Nov 04, 10
Read from October 31 to November 03, 2010
Today I discussed with a friend the difference between adoring a book, and not being able to put it down. It wasn't until I read Girl With the Dragon Tattoo that I realized that these are two different things.
I could not put this book down. I got far too little sleep during the two days that I spent reading it. The plot will sink it's claws into you and will not let you go until you have finished the last page, if even then (you can tell it's meant to be a trilogy by the way it ends and I am impatiently awaiting the next installment from the library).
Ok, so having confessed that I was just as hooked as the other 20% of this planet who have read this book, I can now tell you that I didn't love it. I liked it. The plot was smart, and the suspense very effective.

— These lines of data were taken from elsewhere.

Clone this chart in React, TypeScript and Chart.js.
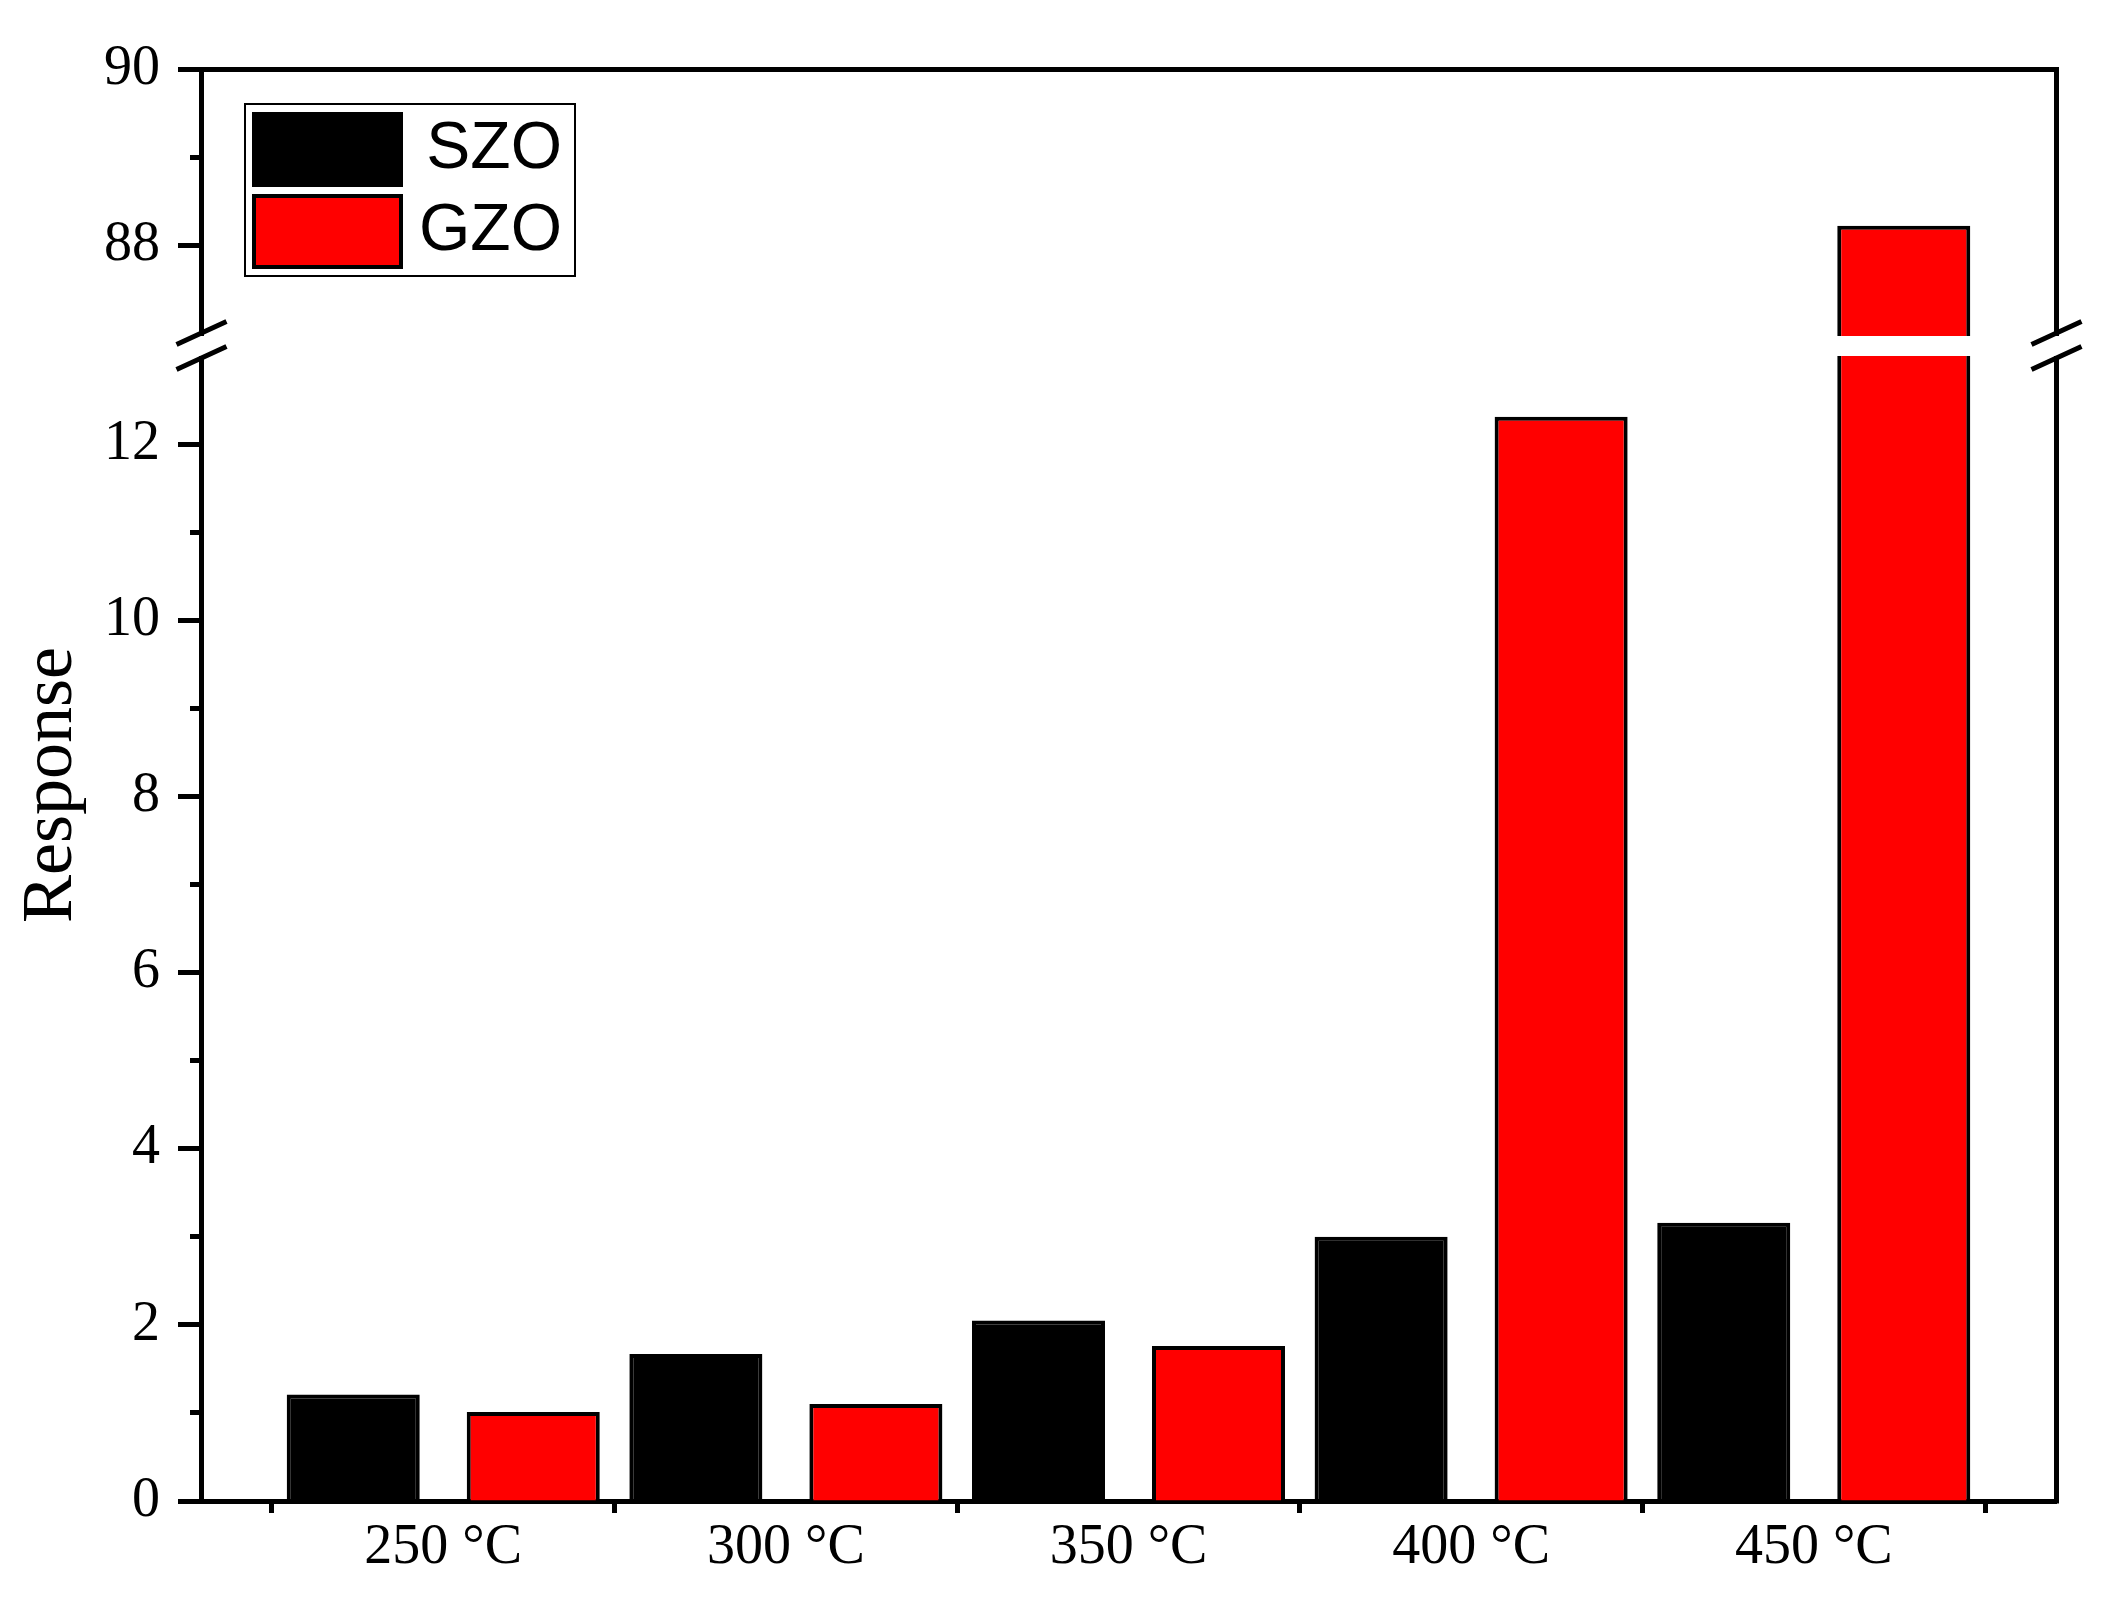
import React, { useEffect, useRef } from 'react';
import { Chart, registerables } from 'chart.js';

Chart.register(...registerables);

// ---- data ----
const CATEGORIES = ['250 °C', '300 °C', '350 °C', '400 °C', '450 °C'];
const X_POSITIONS = [0, 1, 2, 3, 4];
const SZO_VALUES = [1.21, 1.67, 2.05, 3.0, 3.16];
const GZO_VALUES = [1.01, 1.1, 1.76, 12.31, 88.22];
const LOW_TICKS = [0, 1, 2, 3, 4, 5, 6, 7, 8, 9, 10, 11, 12];
const HIGH_TICKS = [88, 89, 90];
const LOW_SEGMENT = [0, 13];
const HIGH_SEGMENT = [86.97, 90];
const BREAK_GAP = 0.227; // extra lower-axis room used for the break gap
const X_RANGE = [-0.707, 4.707];

const SERIF = 'Liberation Serif';
const SANS = 'Liberation Sans';

const axisBreakPlugin = {
  id: 'axisBreak',
  beforeDraw(chart: any) {
    const lg = chart.legend;
    const ca = chart.chartArea;
    if (lg) {
      lg.left = ca.left + 42;
      lg.top = ca.top + 34;
      lg.right = ca.left + 361;
    }
  },
  beforeDatasetDraw(chart: any, args: any) {
    const scale = chart.scales[args.meta.yAxisID];
    const { ctx, chartArea } = chart;
    ctx.save();
    ctx.beginPath();
    ctx.rect(chartArea.left - 10, scale.top, chartArea.right - chartArea.left + 20, scale.bottom - scale.top);
    ctx.clip();
  },
  afterDatasetDraw(chart: any) {
    chart.ctx.restore();
  },
  afterDraw(chart: any) {
    const { ctx, chartArea: ca } = chart;
    const yLow = chart.scales.yLow;
    const gapTop = yLow.top;
    const gapBottom = yLow.getPixelForValue(LOW_SEGMENT[1]);
    const lw = 5;
    const topY = Math.round(ca.top - lw / 2) + lw / 2;
    const rightX = Math.round(ca.right - lw / 2) + lw / 2;
    const leftX = Math.round(ca.left - lw / 2) + lw / 2;
    ctx.save();
    ctx.strokeStyle = '#000';
    ctx.lineWidth = lw;
    ctx.lineCap = 'butt';
    ctx.beginPath();
    ctx.moveTo(ca.left - lw / 2, topY);
    ctx.lineTo(rightX + lw / 2, topY);
    ctx.moveTo(rightX, topY - lw / 2);
    ctx.lineTo(rightX, ca.bottom + lw / 2);
    ctx.stroke();
    // break gap
    ctx.fillStyle = '#fff';
    ctx.fillRect(ca.left - 6, gapTop, ca.right - ca.left + 12, gapBottom - gapTop);
    // slashes
    ctx.beginPath();
    for (const x of [leftX, rightX]) {
      for (const y of [gapTop - 3, gapBottom + 2]) {
        ctx.moveTo(x - 25, y + 11.5);
        ctx.lineTo(x + 25, y - 11.5);
      }
    }
    ctx.stroke();
    // legend frame
    const lg = chart.legend;
    if (lg) {
      ctx.lineWidth = 2;
      ctx.strokeRect(lg.left + 2, lg.top + 1, 330, 172);
    }
    ctx.restore();
  },
};

const tickFont = { family: SERIF, size: 56 };

const minorDash = (c: any) => (c.tick && c.tick.value % 2 !== 0 ? [100, 12] : []);
const minorDashOffset = (c: any) => (c.tick && c.tick.value % 2 !== 0 ? 100 : 0);
const evenLabel = (v: any) => (Number(v) % 2 === 0 ? String(v) : '');

export default function App() {
  const ref = useRef<HTMLCanvasElement>(null);

  useEffect(() => {
    const canvas = ref.current;
    if (!canvas) return;

    const barStyle = {
      borderColor: '#000000',
      borderWidth: 4,
      categoryPercentage: 1.0508,
      barPercentage: 0.739,
    };

    const chart = new Chart(canvas, {
      type: 'bar',
      data: {
        labels: X_POSITIONS,
        datasets: [
          { label: 'SZO', data: SZO_VALUES, yAxisID: 'yLow', stack: 'szo', backgroundColor: '#000000', ...barStyle },
          { label: 'GZO', data: GZO_VALUES, yAxisID: 'yLow', stack: 'gzo', backgroundColor: '#ff0000', ...barStyle },
          { label: 'GZO', data: GZO_VALUES, yAxisID: 'yHigh', stack: 'gzo', backgroundColor: '#ff0000', ...barStyle },
        ],
      },
      options: {
        responsive: false,
        animation: false,
        devicePixelRatio: 1,
        events: [],
        layout: { padding: { top: 69, right: 48, bottom: 0, left: 0 } },
        plugins: {
          tooltip: { enabled: false },
          title: { display: false },
          legend: {
            display: true,
            position: 'chartArea',
            align: 'start',
            labels: {
              boxWidth: 147,
              boxHeight: 71,
              padding: 11,
              color: '#000',
              textAlign: 'right',
              font: { family: SANS, size: 66 },
              filter: (item: any) => item.datasetIndex < 2,
            },
          },
        },
        scales: {
          x: {
            type: 'linear',
            min: X_RANGE[0],
            max: X_RANGE[1],
            offset: false,
            z: 1,
            afterBuildTicks: (s: any) => {
              s.ticks = X_POSITIONS.map((v) => ({ value: v }));
            },
            afterFit: (s: any) => {
              s.height = 100;
            },
            ticks: {
              callback: (v: any) => CATEGORIES[v] ?? '',
              font: tickFont,
              color: '#000',
              padding: 2,
              autoSkip: false,
              maxRotation: 0,
              minRotation: 0,
            },
            grid: {
              display: true,
              offset: true,
              drawOnChartArea: false,
              drawTicks: true,
              tickLength: 12,
              tickWidth: 5,
              tickColor: '#000',
            },
            border: { display: true, color: '#000', width: 5 },
          },
          yTitle: {
            type: 'linear',
            position: 'left',
            weight: 3,
            afterFit: (s: any) => {
              s.width = 100;
            },
            ticks: { display: false },
            grid: { display: false },
            border: { display: false },
            title: {
              display: true,
              text: 'Response',
              color: '#000',
              font: { family: SERIF, size: 72 },
              padding: { top: 9, bottom: 0 },
            },
          },
          yHigh: {
            type: 'linear',
            position: 'left',
            stack: 'v',
            stackWeight: 267,
            weight: 2,
            stacked: false,
            min: HIGH_SEGMENT[0],
            max: HIGH_SEGMENT[1],
            afterBuildTicks: (s: any) => {
              s.ticks = HIGH_TICKS.map((v) => ({ value: v }));
            },
            afterFit: (s: any) => {
              s.width = 101;
            },
            ticks: { callback: evenLabel, font: tickFont, color: '#000', padding: 18, autoSkip: false },
            grid: {
              display: true,
              drawOnChartArea: false,
              tickLength: 23,
              tickWidth: 5,
              tickColor: '#000',
              tickBorderDash: minorDash,
              tickBorderDashOffset: minorDashOffset,
            },
            border: { display: true, color: '#000', width: 5 },
            title: { display: false },
          },
          yLow: {
            type: 'linear',
            position: 'left',
            stack: 'v',
            stackWeight: 1165,
            weight: 1,
            stacked: false,
            min: LOW_SEGMENT[0],
            max: LOW_SEGMENT[1] + BREAK_GAP,
            afterBuildTicks: (s: any) => {
              s.ticks = LOW_TICKS.map((v) => ({ value: v }));
            },
            afterFit: (s: any) => {
              s.width = 101;
            },
            ticks: { callback: evenLabel, font: tickFont, color: '#000', padding: 18, autoSkip: false },
            grid: {
              display: true,
              drawOnChartArea: false,
              tickLength: 23,
              tickWidth: 5,
              tickColor: '#000',
              tickBorderDash: minorDash,
              tickBorderDashOffset: minorDashOffset,
            },
            border: { display: true, color: '#000', width: 5 },
            title: { display: false },
          },
        },
      } as any,
      plugins: [axisBreakPlugin],
    });

    return () => chart.destroy();
  }, []);

  return (
    <div style={{ position: 'absolute', left: 0, top: 0, width: 2104, height: 1601, background: '#ffffff' }}>
      <canvas ref={ref} width={2104} height={1601} style={{ display: 'block', width: 2104, height: 1601 }} />
    </div>
  );
}
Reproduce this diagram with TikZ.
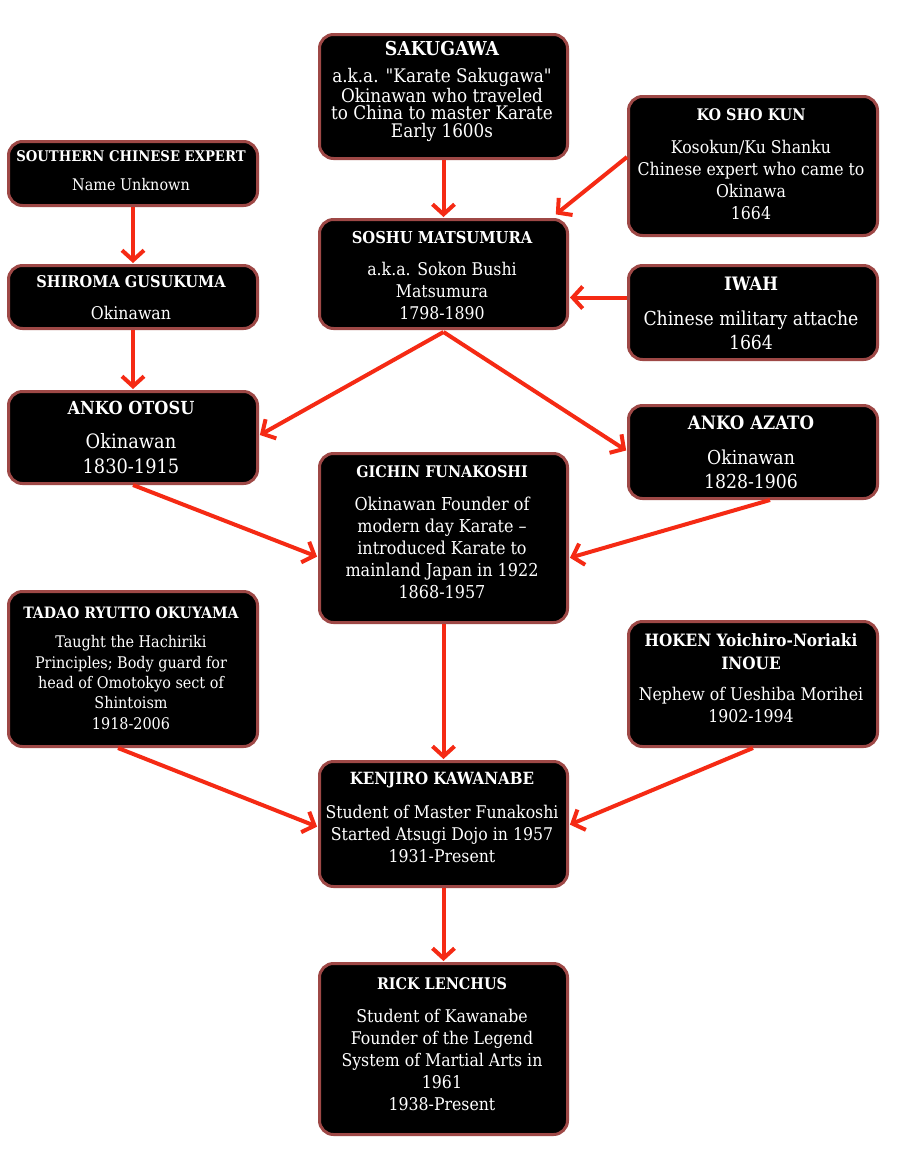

The writing was only ok. Luckily it was not intrusive. Also, after defending Larsson's portrayal of violence against women elsewhere on this web site, I eventually came around to some friends' perspectives. Ok, rape and sadism happen in the book, and the perpetrators are treated like the scum of the earth that they are. I believe that Larsson believed he was exploring these themes in the interest of feminism. Why then does the protagonist (male) need to sleep with every woman that comes within ten feet of him? Why do at least two of these women simper and want long-term relationships when our randy hero just nonchalantly disclaims that he's not the settling type?
Far be it from me to judge those who consider themselves allergic to matrimony. But when you write a spy-thriller you have to realize that your characters become archetypes. With his character Mikael Blomkvist, Stieg Larsson is perpetuating the noir-ish chauvinism that the genre can do perfectly well without.